Gridoto.com - Sejak dua tahun lalu, istilah frugal living berseliweran di media sosial. Ini adalah pilihan gaya hidup hemat meski Anda dalam situasi yang berkecukupan.
Namun istilah ini kembali menguat setelah beberapa waktu lalu pemerintah mengumumkan kenaikan Pajak Pertambahan Nilai 12 persen per 1 Januari 2025.
Anjuran untuk hidup berhemat ini bahkan menjurus pada ajakan untuk ‘memboikot’ untuk tidak membeli barang-barang yang terkena PPN.
Seperti membeli di pasar tradisional, membeli di warung, membeli di tempat yang tidak memakai pembayaran digital dan sebagainya.
Bahkan pernah ada ajakan tidak membeli mobil atau motor baru, lebih baik merawat apa yang sudah ada.
Nah, soal membeli atau tidak ini memang kembali kepada keputusan individu. Namun kalau dikaitkan dengan spirit untuk membuat ekonomi melamban, tentu dampaknya kembali kepada masyarakat.

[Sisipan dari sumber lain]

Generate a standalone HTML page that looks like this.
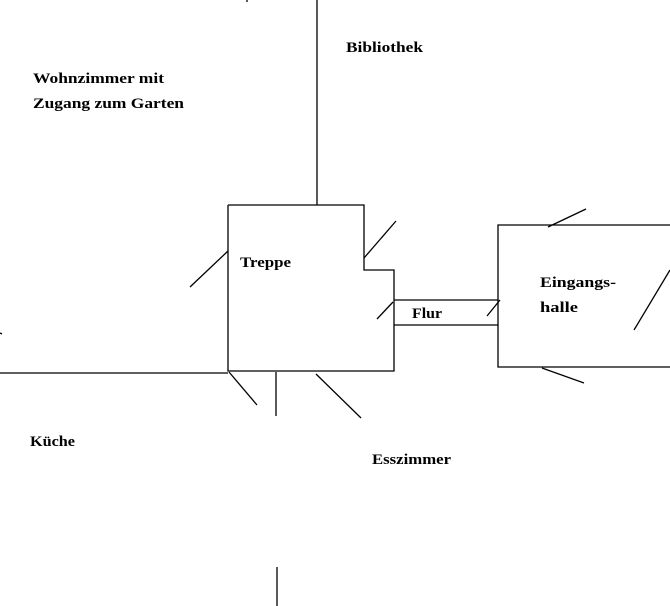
<!DOCTYPE html>
<html><head><meta charset="utf-8"><style>html,body{margin:0;padding:0;background:#fff;}svg{display:block}</style></head>
<body>
<svg width="670" height="606" viewBox="0 0 670 606" xmlns="http://www.w3.org/2000/svg">
<g stroke="#000" stroke-width="1.3" fill="none">
<line x1="317" y1="0" x2="317" y2="205"/>
<line x1="247" y1="0" x2="247" y2="2"/>
<polyline points="228,205 364,205 364,270 394,270 394,371 228,371 228,205"/>
<line x1="0" y1="373" x2="228" y2="373"/>
<line x1="0" y1="333" x2="2" y2="334"/>
<line x1="190" y1="287" x2="228" y2="251"/>
<line x1="364" y1="258" x2="396" y2="221"/>
<line x1="377" y1="319" x2="393" y2="302"/>
<line x1="229" y1="372" x2="257" y2="405"/>
<line x1="276" y1="372" x2="276" y2="416"/>
<line x1="316" y1="374" x2="361" y2="418"/>
<line x1="394" y1="300" x2="498" y2="300"/>
<line x1="394" y1="325" x2="498" y2="325"/>
<polyline points="670,225 498,225 498,367 670,367"/>
<line x1="548" y1="227" x2="586" y2="209"/>
<line x1="487" y1="316" x2="500" y2="300"/>
<line x1="634" y1="330" x2="670" y2="270"/>
<line x1="542" y1="368" x2="584" y2="383"/>
<line x1="277" y1="567" x2="277" y2="606"/>
</g>
<g font-family="Liberation Serif, serif" font-weight="bold" font-size="15" fill="#000">
<text x="346" y="52" textLength="77" lengthAdjust="spacingAndGlyphs">Bibliothek</text>
<text x="33" y="83" textLength="131" lengthAdjust="spacingAndGlyphs">Wohnzimmer mit</text>
<text x="33" y="108" textLength="151" lengthAdjust="spacingAndGlyphs">Zugang zum Garten</text>
<text x="240" y="267" textLength="51" lengthAdjust="spacingAndGlyphs">Treppe</text>
<text x="412" y="318" textLength="30" lengthAdjust="spacingAndGlyphs">Flur</text>
<text x="540" y="287" textLength="76" lengthAdjust="spacingAndGlyphs">Eingangs-</text>
<text x="540" y="312" textLength="38" lengthAdjust="spacingAndGlyphs">halle</text>
<text x="30" y="446" textLength="45" lengthAdjust="spacingAndGlyphs">Küche</text>
<text x="372" y="464" textLength="79" lengthAdjust="spacingAndGlyphs">Esszimmer</text>
</g>
</svg>
</body></html>
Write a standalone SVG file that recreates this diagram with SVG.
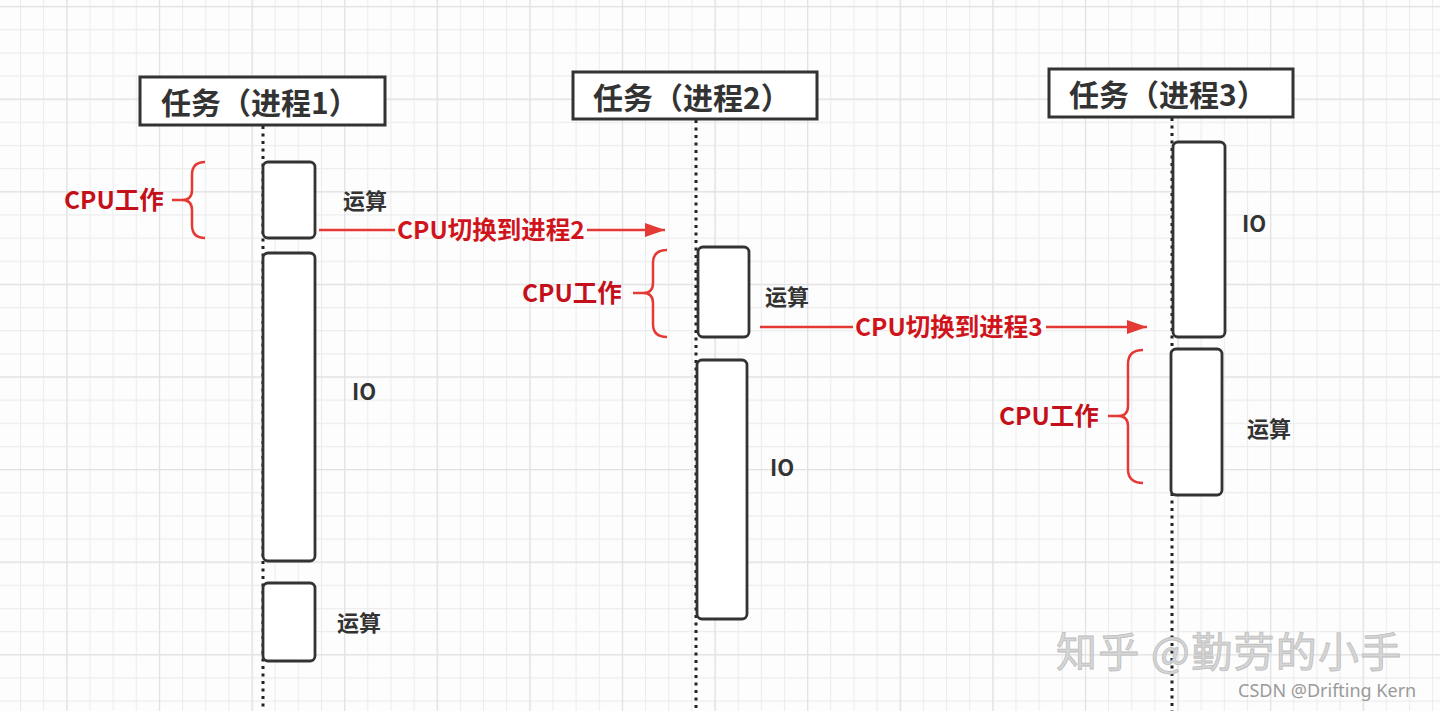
<svg xmlns="http://www.w3.org/2000/svg" width="1440" height="711" viewBox="0 0 1440 711">
<defs>
<pattern id="grid" patternUnits="userSpaceOnUse" x="20" y="6" width="23.15" height="23.15">
<path d="M0.5,0 V23.15 M0,0.5 H23.15" fill="none" stroke="#ececec" stroke-width="1.2"/>
</pattern>
<pattern id="gridMajor" patternUnits="userSpaceOnUse" x="66.3" y="6" width="92.6" height="92.6">
<path d="M0.5,0 V92.6 M0,0.5 H92.6" fill="none" stroke="#e2e2e2" stroke-width="1.4"/>
</pattern>
<marker id="arr" viewBox="0 0 20 14" refX="20" refY="7" markerWidth="20" markerHeight="14" markerUnits="userSpaceOnUse" orient="auto">
<path d="M0,0 L20,7 L0,14 z" fill="#e53935"/>
</marker>
<style>
.hdr{fill:#fff;stroke:#333;stroke-width:3}
.hdrt{font-family:"Noto Sans CJK SC",sans-serif;font-weight:bold;font-size:30px;fill:#333}
.life{stroke:#222;stroke-width:3;stroke-dasharray:3 4.5;fill:none}
.act{fill:#fff;stroke:#333;stroke-width:2.8}
.lbl{font-family:"Noto Sans CJK SC",sans-serif;font-weight:bold;font-size:22px;fill:#333}
.cpu{font-family:"Noto Sans CJK SC",sans-serif;font-weight:bold;font-size:24.5px;fill:#c4101a}
.brace{fill:none;stroke:#e53935;stroke-width:2.5}
.conn{fill:none;stroke:#e53935;stroke-width:2.5}
.sw{font-family:"Noto Sans CJK SC",sans-serif;font-weight:bold;font-size:24.5px;fill:#d0141c}
</style>
</defs>
<rect width="1440" height="711" fill="#fdfdfd"/>
<rect width="1440" height="711" fill="url(#grid)"/>
<rect width="1440" height="711" fill="url(#gridMajor)"/>

<g id="lifelines">
<line class="life" x1="263" y1="126" x2="263" y2="711"/>
<line class="life" x1="696" y1="120" x2="696" y2="711"/>
<line class="life" x1="1172" y1="118" x2="1172" y2="711"/>
</g>

<g id="task1">
<rect class="hdr" x="140" y="77" width="245" height="48"/>
<text class="hdrt" x="161" y="114">任务（进程1）</text>
</g>
<g id="task2">
<rect class="hdr" x="573" y="72" width="244" height="47"/>
<text class="hdrt" x="593" y="109">任务（进程2）</text>
</g>
<g id="task3">
<rect class="hdr" x="1049" y="69" width="244" height="48"/>
<text class="hdrt" x="1069" y="106">任务（进程3）</text>
</g>

<g id="t1-calc1">
<rect class="act" x="263" y="162" width="52" height="76" rx="5"/>
<text class="lbl" x="343" y="209">运算</text>
</g>
<g id="t1-io">
<rect class="act" x="263" y="253" width="52" height="308" rx="5"/>
<text class="lbl" x="352" y="400">IO</text>
</g>
<g id="t1-calc2">
<rect class="act" x="263" y="583" width="52" height="78" rx="5"/>
<text class="lbl" x="337" y="631">运算</text>
</g>
<g id="t2-calc">
<rect class="act" x="698" y="247" width="51" height="90" rx="5"/>
<text class="lbl" x="765" y="305">运算</text>
</g>
<g id="t2-io">
<rect class="act" x="697" y="360" width="50" height="259" rx="5"/>
<text class="lbl" x="770" y="476">IO</text>
</g>
<g id="t3-io">
<rect class="act" x="1173" y="142" width="52" height="195" rx="5"/>
<text class="lbl" x="1242" y="232">IO</text>
</g>
<g id="t3-calc">
<rect class="act" x="1171" y="349" width="51" height="146" rx="5"/>
<text class="lbl" x="1247" y="437">运算</text>
</g>

<g id="cpu1">
<path class="brace" d="M205,162 Q192,162 192,175 L192,190 Q192,200 182,200 Q192,200 192,210 L192,225 Q192,238 205,238 M172,200 L182,200"/>
<text class="cpu" x="64" y="209">CPU工作</text>
</g>
<g id="cpu2">
<path class="brace" d="M667,250 Q653,250 653,263 L653,283 Q653,293 643,293 Q653,293 653,303 L653,324 Q653,337 667,337 M633,293 L643,293"/>
<text class="cpu" x="522" y="302">CPU工作</text>
</g>
<g id="cpu3">
<path class="brace" d="M1143,350 Q1128,350 1128,364 L1128,406 Q1128,416 1118,416 Q1128,416 1128,426 L1128,469 Q1128,483 1143,483 M1108,416 L1118,416"/>
<text class="cpu" x="999" y="425">CPU工作</text>
</g>

<g id="connectors">
<line class="conn" x1="319" y1="230" x2="395" y2="230"/>
<line class="conn" x1="587" y1="230" x2="665" y2="230" marker-end="url(#arr)"/>
<text class="sw" x="397" y="239">CPU切换到进程2</text>
<line class="conn" x1="760" y1="327" x2="853" y2="327"/>
<line class="conn" x1="1046" y1="327" x2="1147" y2="327" marker-end="url(#arr)"/>
<text class="sw" x="855" y="336">CPU切换到进程3</text>
</g>

<g id="watermark">
<text x="1056" y="667" font-family="Noto Sans CJK SC,sans-serif" font-size="41" fill="#d6d6d6" stroke="#bdbdbd" stroke-width="0.8" letter-spacing="1.3">知乎 @勤劳的小手</text>
<text x="1238" y="697" font-family="Noto Sans,sans-serif" font-size="18" fill="#9a9a9a">CSDN @Drifting Kern</text>
</g>
</svg>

Dikutip Kompas.com, Deborah Taylor-Hough menulis dalam bukunya Frugal living for Dummies bahwa gaya hidup frugal living merupakan pilihan orang yang menerapkannya. Ini berbeda dari kemiskinan atau pelit.
Dalam konteks keotomotifan, frugal living ini memang bisa dikaitkan dengan penghematan tanpa mengurangi kualitas pengalaman.
Misal tetap belanja tapi mencari produk yang lebih murah, belanja hanya untuk yang dibutuhkan saja dan memanfaatkan diskon.
Anda juga tetap menggunakan kendaraan tapi merawat atau memperbaiki sendiri kendaraan yang ada. Lainnya, tetap bepergian tapi menghindari tempat mahal atau berbiaya mahal.
Singkatnya, menerapkan frugal living pun tetap butuh duit karena artinya tidak benar-benar meniadakan pembelian.
Namun mengarahkan pembelanjaan pada hal-hal yang perlu. Misal, bahan bakar dan pelumas mesin. Di periode lainnya ada pelumas transmisi dan oli kompresor AC.